## [Objective]
Write out the records that appear below, verbatim and complete, but without pictures.
-- START Items --
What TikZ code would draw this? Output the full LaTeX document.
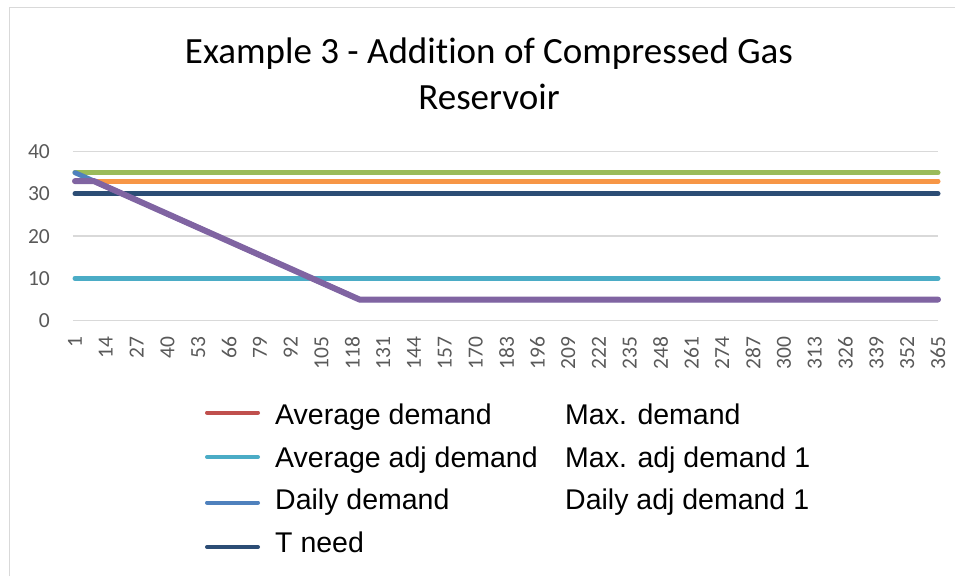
\documentclass[tikz,border=0pt]{standalone}
\usepackage{fontspec}
\setmainfont{Carlito}[Ligatures=NoCommon]
\newfontfamily\keyfont{Liberation Sans}
\usetikzlibrary{positioning}

\definecolor{gridgray}{HTML}{D9D9D9}
\definecolor{labelgray}{HTML}{595959}
\definecolor{avgdem}{HTML}{C0504D}
\definecolor{avgadjdem}{HTML}{4BACC6}
\definecolor{dailydem}{HTML}{4F81BD}
\definecolor{tneeddem}{HTML}{2C4D75}
\definecolor{maxdem}{HTML}{F79646}
\definecolor{maxadjdem}{HTML}{9BBB59}
\definecolor{dailyadjdem}{HTML}{8064A2}

\begin{document}
\begin{tikzpicture}[x=1pt,y=-1pt,node distance=42.5pt,on grid,
  frame/.style={draw=gridgray,line width=1.3pt},
  series/.style={line width=5pt,line cap=round,line join=round},
  key/.style={line width=4pt,line cap=round},
  entry/.style={inner sep=0pt,font=\keyfont\fontsize{28.5}{30}\selectfont},
  tick/.style={inner sep=0pt,text=labelgray,font=\fontsize{21.5}{21.5}\selectfont}]
  \useasboundingbox (0,0) rectangle (955,576);
  \draw[frame] (9.5,576) |- (955,7.5);

  % title
  \node[anchor=base,font=\fontsize{37}{37}\selectfont] (title) at (489,63) {Example 3 - Addition of Compressed Gas};
  \node[anchor=base,font=\fontsize{37}{37}\selectfont] (title2) at ([yshift=-46pt]title.base) {Reservoir};

  % plot area: days along x, values up
  \begin{scope}[shift={(75pt,-320.7pt)},x=2.3709pt,y=4.23pt]
    \foreach \v in {0,10,...,40}{
      \draw[frame] (-0.85,\v) -- (364,\v);
      \node[tick,anchor=east] (y\v) at ([xshift=-25pt]0,\v) {\v};
    }
    \foreach \d [evaluate=\d as \dx using \d-1] in {1,14,...,365}
      \node[tick,anchor=east,rotate=90] (x\d) at ([yshift=-16pt]\dx,0) {\d};

    \draw[series,avgadjdem] (0,10) -- (364,10);
    \draw[series,tneeddem] (0,30) -- (364,30);
    \draw[series,maxdem] (0,33) -- (364,33);
    \draw[series,maxadjdem] (0,35) -- (364,35);
    \draw[series,dailydem] (0,35) -- (120,5) -- (364,5);
    \draw[series,dailyadjdem,line width=6pt] (0,33) -- (8,33) -- (120,5) -- (364,5);
  \end{scope}

  % legend
  \node[entry,anchor=base west] (avg) at (275,424.5) {Average demand};
  \node[entry,below=of avg.base west,anchor=base west] (avgadj) {Average adj demand};
  \node[entry,below=of avgadj.base west,anchor=base west] (daily) {Daily demand};
  \node[entry,below=of daily.base west,anchor=base west] (tneed) {T need};
  \node[entry,right=290pt of avg.base west,anchor=base west] (max) {Max. demand};
  \node[entry,below=of max.base west,anchor=base west] (maxadj) {Max. adj demand 1};
  \node[entry,below=of maxadj.base west,anchor=base west] (dailyadj) {Daily adj demand 1};
  \foreach \e/\c/\l in {avg/avgdem/12pt,avgadj/avgadjdem/10pt,daily/dailydem/7pt,tneed/tneeddem/5pt}
    \draw[key,\c] ([shift={(-68pt,\l)}]\e.base west) -- ([shift={(-17pt,\l)}]\e.base west);
\end{tikzpicture}
\end{document}
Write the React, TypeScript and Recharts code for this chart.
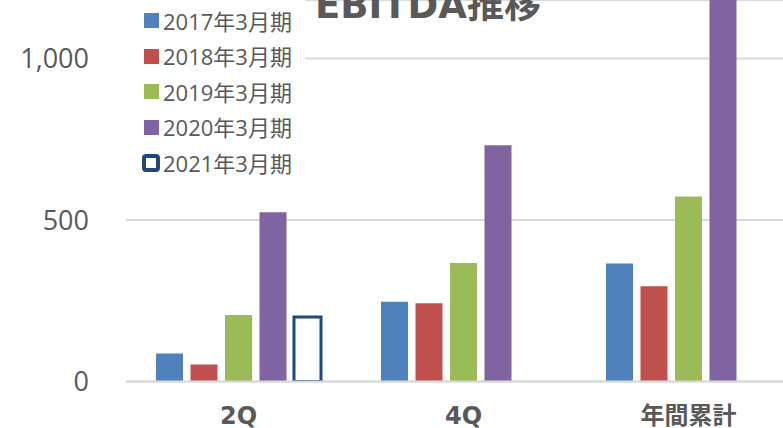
-- END Items --
## [Response to the exercise]
What TikZ code would draw this? Output the full LaTeX document.
\documentclass[tikz,border=0pt]{standalone}
\usepackage{fontspec}
\setmainfont{Carlito}[Ligatures=NoCommon]
\newfontfamily\keyfont{Liberation Sans}
\usetikzlibrary{positioning}

\definecolor{gridgray}{HTML}{D9D9D9}
\definecolor{labelgray}{HTML}{595959}
\definecolor{avgdem}{HTML}{C0504D}
\definecolor{avgadjdem}{HTML}{4BACC6}
\definecolor{dailydem}{HTML}{4F81BD}
\definecolor{tneeddem}{HTML}{2C4D75}
\definecolor{maxdem}{HTML}{F79646}
\definecolor{maxadjdem}{HTML}{9BBB59}
\definecolor{dailyadjdem}{HTML}{8064A2}

\begin{document}
\begin{tikzpicture}[x=1pt,y=-1pt,node distance=42.5pt,on grid,
  frame/.style={draw=gridgray,line width=1.3pt},
  series/.style={line width=5pt,line cap=round,line join=round},
  key/.style={line width=4pt,line cap=round},
  entry/.style={inner sep=0pt,font=\keyfont\fontsize{28.5}{30}\selectfont},
  tick/.style={inner sep=0pt,text=labelgray,font=\fontsize{21.5}{21.5}\selectfont}]
  \useasboundingbox (0,0) rectangle (955,576);
  \draw[frame] (9.5,576) |- (955,7.5);

  % title
  \node[anchor=base,font=\fontsize{37}{37}\selectfont] (title) at (489,63) {Example 3 - Addition of Compressed Gas};
  \node[anchor=base,font=\fontsize{37}{37}\selectfont] (title2) at ([yshift=-46pt]title.base) {Reservoir};

  % plot area: days along x, values up
  \begin{scope}[shift={(75pt,-320.7pt)},x=2.3709pt,y=4.23pt]
    \foreach \v in {0,10,...,40}{
      \draw[frame] (-0.85,\v) -- (364,\v);
      \node[tick,anchor=east] (y\v) at ([xshift=-25pt]0,\v) {\v};
    }
    \foreach \d [evaluate=\d as \dx using \d-1] in {1,14,...,365}
      \node[tick,anchor=east,rotate=90] (x\d) at ([yshift=-16pt]\dx,0) {\d};

    \draw[series,avgadjdem] (0,10) -- (364,10);
    \draw[series,tneeddem] (0,30) -- (364,30);
    \draw[series,maxdem] (0,33) -- (364,33);
    \draw[series,maxadjdem] (0,35) -- (364,35);
    \draw[series,dailydem] (0,35) -- (120,5) -- (364,5);
    \draw[series,dailyadjdem,line width=6pt] (0,33) -- (8,33) -- (120,5) -- (364,5);
  \end{scope}

  % legend
  \node[entry,anchor=base west] (avg) at (275,424.5) {Average demand};
  \node[entry,below=of avg.base west,anchor=base west] (avgadj) {Average adj demand};
  \node[entry,below=of avgadj.base west,anchor=base west] (daily) {Daily demand};
  \node[entry,below=of daily.base west,anchor=base west] (tneed) {T need};
  \node[entry,right=290pt of avg.base west,anchor=base west] (max) {Max. demand};
  \node[entry,below=of max.base west,anchor=base west] (maxadj) {Max. adj demand 1};
  \node[entry,below=of maxadj.base west,anchor=base west] (dailyadj) {Daily adj demand 1};
  \foreach \e/\c/\l in {avg/avgdem/12pt,avgadj/avgadjdem/10pt,daily/dailydem/7pt,tneed/tneeddem/5pt}
    \draw[key,\c] ([shift={(-68pt,\l)}]\e.base west) -- ([shift={(-17pt,\l)}]\e.base west);
\end{tikzpicture}
\end{document}
Write the React, TypeScript and Recharts code for this chart.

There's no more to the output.